Tiger Woods: The Luckiest Jerk on the Face of the Earth

Sexting-scandalized golfer couldn't have picked better enemies to help him keep his career rolling

By Joal Ryan Dec 04, 2009 12:00 PMTags
Tiger WoodsAllen Eyestone/Palm Beach Post/ZUMA Press

Tiger Woods isn't lucky because he's rich and famous and a world-class athlete.

Tiger Woods is lucky because he's in the right profession (sports) and pitted against the right opponents (the media, cocktail waitresses) to insure that one bad P.R. week will remain just that: one bad P.R. week.

So, ignore the obligatory hand-wringing over whether Woods' career as a corporate pitchman is over and the naive talk about whether the public will forgive the man his "transgressions."

Tiger Woods is going to wear us out. And we're going to like it.

If most people had to pick sides—Tiger Woods versus the aforementioned scourges of society—most people would go with the guy who's never told them a story, much less pored them a drink. Americans may not like their public figures—and especially their male public figures—to have more sex than them (just ask poor Adam Lambert), but they tolerate that behavior far more than they respect their messengers and cocktail waitresses.

While Woods has held fire on the cocktail-waitressing community—and why bother doing otherwise, unless the gender and class scales tipped the other way when we were busy listening to Jamiee Grubbs' incoming messages—he has unloaded on the media in non-statement after non-statement.

Now, truth be told, Kirstie Alley's Twitter page has been stronger than Woods in making his case or, rather, in making the case that the cocktail waitress who sells out her married hookup for tabloid cash admittedly ain't no great shakes, but nobody's perfect. Obviously.

Overall, though, Woods is fortunate to have chosen just the right enemy.

If you want to get somebody to agree with you, then tell them how much you despise the Media (capital M, as in the Mafia). If you want to deflect attention from a fire-hydrant-smashing incident of public record, then tell them how much you despise the Media (capital M, as in Maleficent).
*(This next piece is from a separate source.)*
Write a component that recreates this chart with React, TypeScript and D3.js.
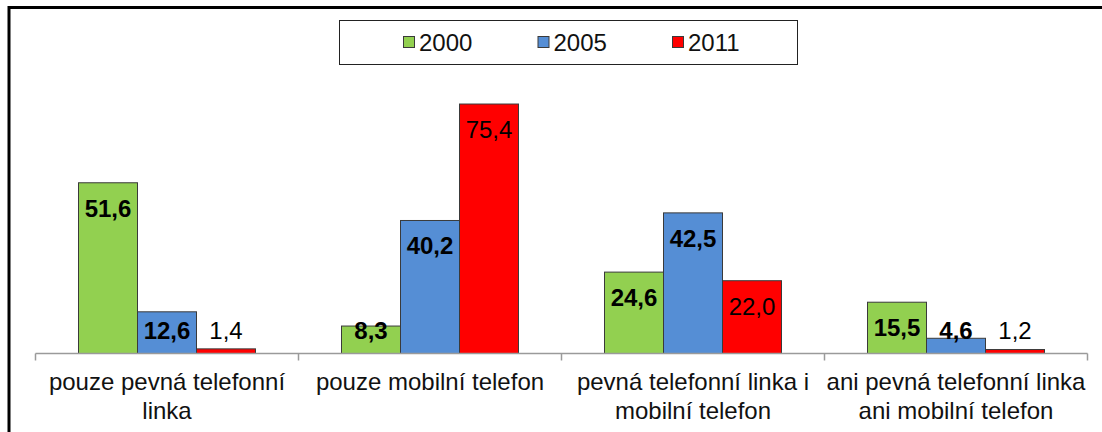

And, most of all, if you wish to live the life to which you are accostomed be sure to make your life in an industry ruled by the jock credo that says scoreboard is all that matters, and burnished in the broadcast booth by former jocks who may be all-too sympathetic to away-game rituals involving cocktail waitresses. (By the way, before he goes rogue again, will somebody please CC Jesper Parnevik on the next boys-will-be-boys memo?)

We'll save you the trouble now of hitting the cap-lock button: SCOREBOARD *IS* ALL THAT MATTERS, you scream. Fine. Fact is, you're right. Before Tiger Woods, there was Michael Jordan, as unappealing an icon outside the lines as there may be. (If you haven't had the displeasure, click right this way to watch Mr. Jordan scorch the Earth, his enemies and own children in his classy Basketball Hall of Fame induction speech.)

And while Jordan never faced the full TMZ that Woods is getting, he had his scuffles, and he ended up a hero. As long as from this point Woods' golf clubs are used only for golfing, their owner will probably end up the same way. No matter how many more sext messages are leaked. No matter how many more women come forward. No matter.

Some guys who get lucky are lucky that way.